On Thursday, December 17, 1903, they were finally ready to try again. They woke to freezing temperatures and a cold, blustery 27 mph wind. They waited indoors awhile where it was warm, to see if the wind would die down and it would warm up some. At 10:00am, it was blowing as hard as ever, so under less-than-ideal conditions, they decided to attempt a flight.
They once again hoisted the red signal flag to summon the life boat crew. In the freezing wind, they started laying the starting track on a level stretch of sand just below camp. It was so cold that they had to go inside several times to warm up. By the time the track was all laid, four men and a teenage boy from the life saving station had arrived. Orville set up the camera and placed the rubber bulb in the hand of John Daniels, one of the lifesaving men. Daniels was instructed to squeeze the bulb just as the Flyer took off. He took the picture shown in Figure A of the Flyer lifting off, recording forever the greatest event in the history of man.
FIGURE A
 
The Flyer lifts off. Roll over picture for a larger image.
The flight lasted 12 seconds and flew for 120 feet.
Orville and Wilbur both made two flights each that day. Orville's diary recorded that they "Did not time or measure the second or third flights, but they were both about 175 feet long." Wilbur flew the fourth flight at 12:00 noon; it lasted 59 seconds and was the longest flight of the day at 852 feet. Minutes later, a gust of wind turned the Flyer over, damaging it and badly bruising John Daniels, who boasted for the rest of his life that he survived the first airplane crash.
After the Wright Brothers record-setting flights in 1903, they spent 1904 and 1905 improving, testing, fine tuning, and refining their airplane, which was now the Wright Flyer II.
On October 5, 1905, Wilbur set a new endurance record of 39 minutes over a distance of 24 1/2 miles while flying in a circle around a field outside of Dayton. The world was not impressed! The news did not go much further than Ohio. Another event occurred in 1903 that impressed the public much more -- the arrival of the first Harley-Davidson motorcycle.

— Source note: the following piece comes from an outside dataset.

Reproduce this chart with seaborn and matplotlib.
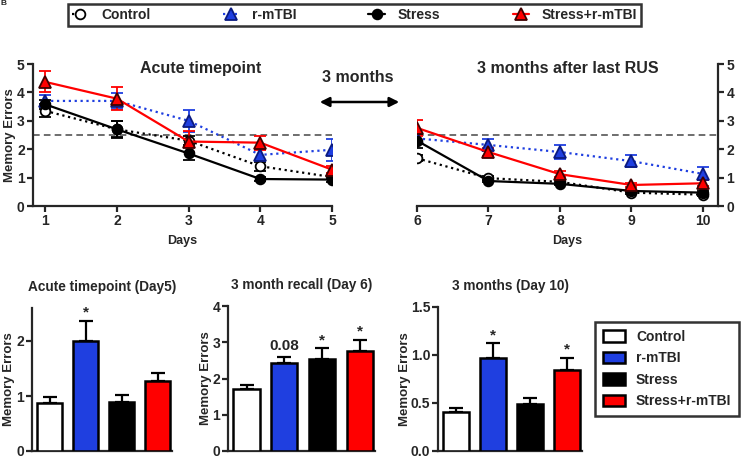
import numpy as np
import pandas as pd
import matplotlib
matplotlib.use("Agg")
import matplotlib.pyplot as plt
import seaborn as sns
from matplotlib.lines import Line2D
from matplotlib.patches import Patch

# ---------------- data ----------------
groups = ["Control", "r-mTBI", "Stress", "Stress+r-mTBI"]
days_acute = [1, 2, 3, 4, 5]
days_late = [6, 7, 8, 9, 10]

control_acute = [3.35, 2.70, 2.30, 1.40, 1.02]
control_acute_err = [0.23, 0.28, 0.15, 0.15, 0.08]
rmtbi_acute = [3.70, 3.70, 3.00, 1.80, 1.98]
rmtbi_acute_err = [0.22, 0.28, 0.38, 0.22, 0.38]
stress_acute = [3.58, 2.70, 1.85, 0.95, 0.93]
stress_acute_err = [0.15, 0.30, 0.23, 0.08, 0.08]
combo_acute = [4.37, 3.78, 2.27, 2.23, 1.28]
combo_acute_err = [0.37, 0.40, 0.38, 0.25, 0.12]

control_late = [1.68, 0.98, 0.85, 0.47, 0.40]
control_late_err = [0.10, 0.08, 0.06, 0.05, 0.05]
rmtbi_late = [2.38, 2.15, 1.90, 1.58, 1.13]
rmtbi_late_err = [0.20, 0.22, 0.25, 0.22, 0.23]
stress_late = [2.30, 0.88, 0.78, 0.53, 0.47]
stress_late_err = [0.25, 0.05, 0.05, 0.05, 0.05]
combo_late = [2.75, 1.90, 1.12, 0.74, 0.80]
combo_late_err = [0.28, 0.15, 0.10, 0.08, 0.10]

bar_day5 = [0.88, 2.00, 0.89, 1.28]
bar_day5_err = [0.11, 0.37, 0.13, 0.13]
bar_day6 = [1.70, 2.42, 2.55, 2.76]
bar_day6_err = [0.12, 0.17, 0.28, 0.30]
bar_day10 = [0.41, 0.97, 0.49, 0.84]
bar_day10_err = [0.04, 0.15, 0.06, 0.13]

sig_day5 = ["", "*", "", ""]
sig_day6 = ["", "0.08", "*", "*"]
sig_day10 = ["", "*", "", "*"]

threshold = 2.5

# ---------------- style ----------------
sns.set_style("ticks")
plt.rcParams["font.family"] = ["Liberation Sans", "DejaVu Sans"]
plt.rcParams["font.weight"] = "bold"
plt.rcParams["axes.labelweight"] = "bold"
plt.rcParams["axes.linewidth"] = 1.6
plt.rcParams["xtick.major.width"] = 1.6
plt.rcParams["ytick.major.width"] = 1.6
plt.rcParams["xtick.major.size"] = 4
plt.rcParams["ytick.major.size"] = 4
plt.rcParams["xtick.labelsize"] = 10
plt.rcParams["ytick.labelsize"] = 10

BLUE = "#1f3fe0"
RED = "#ff0000"
colors = ["white", BLUE, "black", RED]

W, H = 741, 458
fig = plt.figure(figsize=(W / 100, H / 100), dpi=100)


def ax_px(x0, x1, ytop, ybot):
    return fig.add_axes([x0 / W, 1 - ybot / H, (x1 - x0) / W, (ybot - ytop) / H])


series_style = {
    "Control": dict(color="black", ls=":", marker="o", mfc="white", mec="black", ms=7),
    "r-mTBI": dict(color=BLUE, ls=":", marker="^", mfc=BLUE, mec="#0a1a80", ms=9),
    "Stress": dict(color="black", ls="-", marker="o", mfc="black", mec="black", ms=7),
    "Stress+r-mTBI": dict(color=RED, ls="-", marker="^", mfc=RED, mec="#400000", ms=9),
}

acute = {
    "Control": (control_acute, control_acute_err),
    "r-mTBI": (rmtbi_acute, rmtbi_acute_err),
    "Stress": (stress_acute, stress_acute_err),
    "Stress+r-mTBI": (combo_acute, combo_acute_err),
}
late = {
    "Control": (control_late, control_late_err),
    "r-mTBI": (rmtbi_late, rmtbi_late_err),
    "Stress": (stress_late, stress_late_err),
    "Stress+r-mTBI": (combo_late, combo_late_err),
}


def draw_lines(ax, days, data):
    handles = []
    for g in groups:
        vals, errs = data[g]
        st = series_style[g]
        ax.errorbar(days, vals, yerr=errs, fmt="none", ecolor=st["color"],
                    elinewidth=1.3, capsize=4, capthick=1.3, zorder=2)
        sns.lineplot(x=days, y=vals, ax=ax, color=st["color"], linestyle=st["ls"],
                     linewidth=1.6, marker=st["marker"], markersize=st["ms"],
                     markerfacecolor=st["mfc"], markeredgecolor=st["mec"],
                     markeredgewidth=1.3, zorder=3)
        handles.append(Line2D([], [], color=st["color"], ls=st["ls"], lw=1.6,
                              marker=st["marker"], ms=st["ms"], mfc=st["mfc"],
                              mec=st["mec"], mew=1.3))
    ax.axhline(threshold, color="#555555", ls=(0, (4, 2.5)), lw=1.2, zorder=1)
    return handles


# ---------------- line panels ----------------
axL = ax_px(33, 332, 64, 206)
handles = draw_lines(axL, days_acute, acute)
axL.set_xlim(0.83, 5.0)
axL.set_ylim(0, 5)
axL.set_xticks(days_acute)
axL.set_yticks(range(6))
axL.set_xlabel("Days", fontsize=9, labelpad=5)
axL.set_ylabel("Memory Errors", fontsize=9.5)
axL.yaxis.set_label_coords(-0.058, 0.5)
sns.despine(ax=axL)
axL.text(0.56, 0.965, "Acute timepoint", transform=axL.transAxes, ha="center",
         va="center", fontsize=11.5, fontweight="bold")

axR = ax_px(417, 718, 64, 206)
draw_lines(axR, days_late, late)
axR.set_xlim(6.0, 10.21)
axR.set_ylim(0, 5)
axR.set_xticks(days_late)
axR.set_yticks(range(6))
axR.yaxis.tick_right()
axR.set_xlabel("Days", fontsize=9, labelpad=5)
axR.set_ylabel("")
axR.spines["top"].set_visible(False)
axR.spines["left"].set_visible(False)
axR.text(0.5, 0.965, "3 months after last RUS", transform=axR.transAxes,
         ha="center", va="center", fontsize=11.5, fontweight="bold")

for a in (axL, axR):
    for lab in a.get_xticklabels() + a.get_yticklabels():
        lab.set_fontweight("bold")
    a.tick_params(pad=2)

# "3 months" arrow
fig.text(358 / W, 1 - 77 / H, "3 months", ha="center", va="center",
         fontsize=11.5, fontweight="bold")
fig.add_artist(matplotlib.patches.FancyArrowPatch(
    (317 / W, 1 - 102 / H), (402 / W, 1 - 102 / H), transform=fig.transFigure,
    arrowstyle="<|-|>", mutation_scale=14, lw=1.8, color="black"))

# top legend
leg = fig.legend(handles, groups, loc="center", ncol=4,
                 bbox_to_anchor=(354.5 / W, 1 - 15 / H), frameon=True,
                 fancybox=False, edgecolor="black", handlelength=1.2,
                 handletextpad=0.9, columnspacing=5.2, borderpad=0.3,
                 prop=dict(size=10, weight="bold"))
leg.get_frame().set_linewidth(1.8)

# tiny panel letter at top-left corner
fig.text(0.001, 0.999, "B", ha="left", va="top", fontsize=6, fontweight="bold")

# ---------------- bar panels ----------------
bar_specs = [
    (32, 172, 308, "Acute timepoint (Day5)", bar_day5, bar_day5_err, sig_day5,
     (0, 2.6), [0, 1, 2], ["0", "1", "2"], -0.118),
    (228, 375, 306, "3 month recall (Day 6)", bar_day6, bar_day6_err, sig_day6,
     (0, 4), [0, 1, 2, 3, 4], ["0", "1", "2", "3", "4"], -0.107),
    (438, 582, 307, "3 months (Day 10)", bar_day10, bar_day10_err, sig_day10,
     (0, 1.5), [0, 0.5, 1.0, 1.5], ["0.0", "0.5", "1.0", "1.5"], -0.19),
]

for (x0, x1, ytop, title, vals, errs, sigs, ylim, yt, ytl, labx) in bar_specs:
    ax = ax_px(x0, x1, ytop, 451)
    df = pd.DataFrame({"group": groups, "value": vals})
    sns.barplot(data=df, x="group", y="value", hue="group", palette=colors,
                order=groups, hue_order=groups, legend=False, width=0.69,
                saturation=1, edgecolor="black", linewidth=1.8, ax=ax, zorder=3)
    xs = np.arange(len(groups))
    ax.errorbar(xs, vals, yerr=[np.zeros(len(errs)), errs], fmt="none",
                ecolor="black", elinewidth=1.6, capsize=5, capthick=1.6, zorder=2)
    for xi, v, e, s in zip(xs, vals, errs, sigs):
        if s:
            ax.annotate(s, (xi, v + e), xytext=(0, 3 if s != "*" else 1),
                        textcoords="offset points", ha="center", va="bottom",
                        fontsize=11, fontweight="bold")
    ax.set_xlim(-0.49, 3.40)
    ax.set_ylim(*ylim)
    ax.set_yticks(yt)
    ax.set_yticklabels(ytl, fontweight="bold")
    ax.set_xticks([])
    ax.set_xlabel("")
    ax.set_ylabel("Memory Errors", fontsize=9.5)
    ax.yaxis.set_label_coords(labx, 0.5)
    ax.tick_params(axis="y", pad=1.5)
    sns.despine(ax=ax)
    ax.set_title(title, fontsize=9.8, fontweight="bold", pad=12)

# bottom-right legend
patches = [Patch(facecolor=c, edgecolor="black", linewidth=1.8) for c in colors]
leg2 = fig.legend(patches, groups, loc="center", bbox_to_anchor=(667 / W, 1 - 369 / H),
                  frameon=True, fancybox=False, edgecolor="black", handlelength=1.6,
                  handleheight=0.9, handletextpad=0.8, labelspacing=0.55,
                  borderpad=0.55, prop=dict(size=10, weight="bold"))
leg2.get_frame().set_linewidth(1.8)

fig.savefig("out.png", dpi=100)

Most of the world had never heard of the airplane, let alone that one had actually flown. They probably wouldn't have believed it, even if they had heard about it. The war department even turned down Orville and Wilbur's offer to sell the Wright Flyer to the U.S. Army Signal Corps. The government was still smarting from Samuel Langley failures, for which the military had spent a turn-of-the-century $50,000 fortune on. They would not even investigate the Wright brothers claims.